Her skin was warm, so Joseph might have taken this as confirmation that his wife was still alive, that she might get up off the grass at any moment, collect her clothes and go for help. He could afford to sleep. He started on a dream. An anxious dream in which he’d left his daily ledger out on the deck one morning, on the breakfast table. A careless oversight. It could well rain and wash away his ink, the records of his life. His pages would be turned to pulp. Or else they might be found and read by strangers.

At what point had the life — curmudgeonly, distracted, timid and thick-skulled — gone out of him? Joseph’s heart was squirming like an angler’s worm, refusing to be reconciled to the awaiting deep, but weakening with every beat. The fish would rise and take it soon. Mondazy’s celebrated fish. But the agony did not belong only to the heart. Every pod and pocket of his body played its part, at its own pace, in its own way. Joseph was being gathered in by death, cell by cell by cell. He came to be half of himself, and then a quarter of himself, and then a fraction of himself, which was too small to measure. The music and the mayhem had all gone. His more-than-half-an-hour had elapsed.

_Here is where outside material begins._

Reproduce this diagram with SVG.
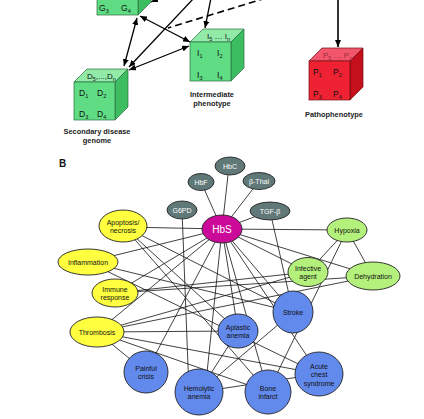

They say that hearing is the last of our proficiencies to die, that corpses hear the rustling of bed sheets being pulled across their faces, the early weeping and the window being closed, the footsteps on the wooden stairs, the ruffian departing, the doctor’s scratchy pen. That is why our generation talks so quietly in the dying room. And that is why the quiverings of old were not a waste. The body hears the widow and the child, the rattle of the chimney-pot, the quiver sticks, the life unravelled backwards through the night.